Not every act falls into this idea of innovation. A number of them have a more nautical theme, perhaps hinting at a very different show earlier in development. The wonderful contortionist act that takes place on a giant hand has the players dressed in spandex that emulates striped fish. In a hilarious trampoline net act, bearded sailors shuck their raincoats to reveal scales underneath. The latter is the most weightless and joyful of the stunts on display.
Cirque du Soleil has set the bar so many times, it has some trouble out-doing itself. How do you make acrobatic acts more interesting than the life-and-death in spandex potential-catastrophes they already are? Too much of a good thing can be wonderful, but too much acrobatic skill can be numbing. There’s a reason this particular circus only comes to Boston once every two years.

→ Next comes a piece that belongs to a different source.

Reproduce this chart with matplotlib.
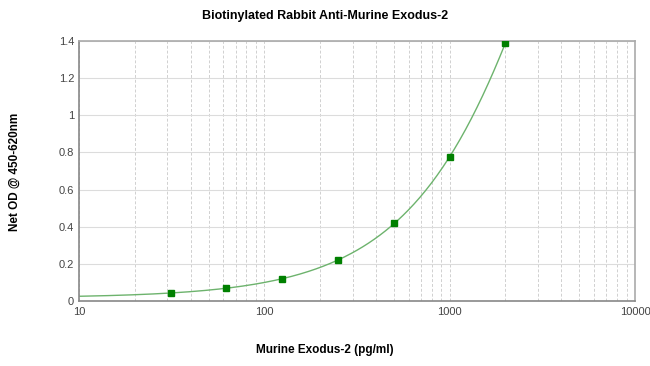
import numpy as np
import matplotlib
matplotlib.use("Agg")
import matplotlib.pyplot as plt
from matplotlib.ticker import LogLocator, FixedLocator, FuncFormatter

plt.rcParams['font.family'] = ['Liberation Sans', 'DejaVu Sans']

# standard concentrations (pg/ml) and net OD readings
conc = [31.25, 62.5, 125, 250, 500, 1000, 2000]
od = [0.043, 0.070, 0.118, 0.220, 0.420, 0.775, 1.390]

# curve fitted to the standards
coef = np.polyfit(conc, od, 2)
xs = np.logspace(1, np.log10(2000), 300)
ys = np.polyval(coef, xs)

fig = plt.figure(figsize=(6.5, 3.66), dpi=100)
ax = fig.add_axes([0.1215, 0.1776, 0.8555, 0.7104])

ax.plot(xs, ys, color='#6db36d', lw=1)
ax.plot(conc, od, 's', color='#008000', ms=5, zorder=3)

ax.set_xscale('log')
ax.set_xlim(10, 10000)
ax.set_ylim(0, 1.4)
ax.yaxis.set_major_locator(FixedLocator([0, 0.2, 0.4, 0.6, 0.8, 1, 1.2, 1.4]))
ax.yaxis.set_major_formatter(FuncFormatter(lambda v, p: '%g' % v))
ax.xaxis.set_major_formatter(FuncFormatter(lambda v, p: '%d' % v))
ax.xaxis.set_minor_locator(LogLocator(base=10, subs=np.arange(2, 10)))
ax.xaxis.set_minor_formatter(FuncFormatter(lambda v, p: ''))

ax.grid(axis='y', which='major', color='#dcdcdc', lw=0.8, ls='-')
ax.grid(axis='x', which='both', color='#d0d0d0', lw=0.7, ls=(0, (3, 2)))
ax.set_axisbelow(True)

ax.tick_params(which='both', length=0, labelsize=8, colors='#444444')
ax.tick_params(axis='x', pad=4)
for s in ['left', 'bottom']:
    ax.spines[s].set_color('#888888')
    ax.spines[s].set_linewidth(1.2)
for s in ['top', 'right']:
    ax.spines[s].set_color('#aaaaaa')
    ax.spines[s].set_linewidth(1.2)

fig.text(0.5, 0.955, 'Biotinylated Rabbit Anti-Murine Exodus-2',
         ha='center', va='center', fontsize=9, fontweight='bold')
fig.text(0.5, 0.045, 'Murine Exodus-2 (pg/ml)',
         ha='center', va='center', fontsize=8.5, fontweight='bold')
fig.text(0.022, 0.53, 'Net OD @ 450-620nm', rotation=90,
         ha='center', va='center', fontsize=8.5, fontweight='bold')

fig.savefig('out.png', dpi=100)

Beyond the juxtaposition of technology and aquarium life, the other thing that doesn’t quite fit with the show is how male-heavy it is. Totem and Amaluna were a bit more even-handed in gender. There are memorable female characters, here—a little woman who lives inside the port hole tank body of one of the clowns, for instance, and the previously mentioned bicycle messenger for another—but they’re few and far between. This is a decidedly masculine show, where women are rarely the center of the action. Usually, they faint while throwing dinner parties and are objects of affection on awkward dates. But why? Just because most of the show is done in the Bunsen burner and hot air balloon style of the 19th century shouldn’t mean it has to emulate some of its more archaic gender politics.

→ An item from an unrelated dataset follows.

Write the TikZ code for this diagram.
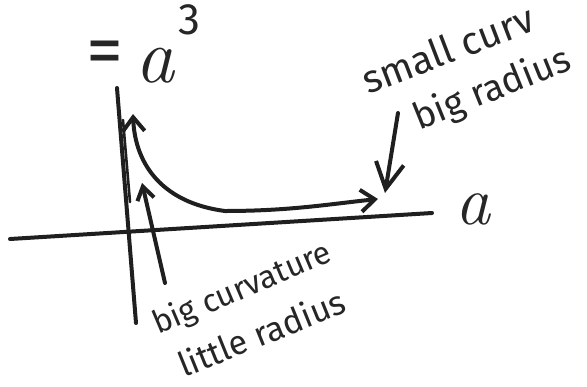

Qualms aside, Kurios is as gorgeous and surreal as Cirque du Soleil’s best work. When the frame story of Kurios is revealed to be a waking dream by a distinguished scientist, it comes as little surprise. Cirque du Soleil specializes in night time hallucinations—evocative imagery, stunning costumes, and loosely connected pieces strung together by theme, like individual beads on a precious but strange necklace. Kurios is the same sort of deep sea treasure.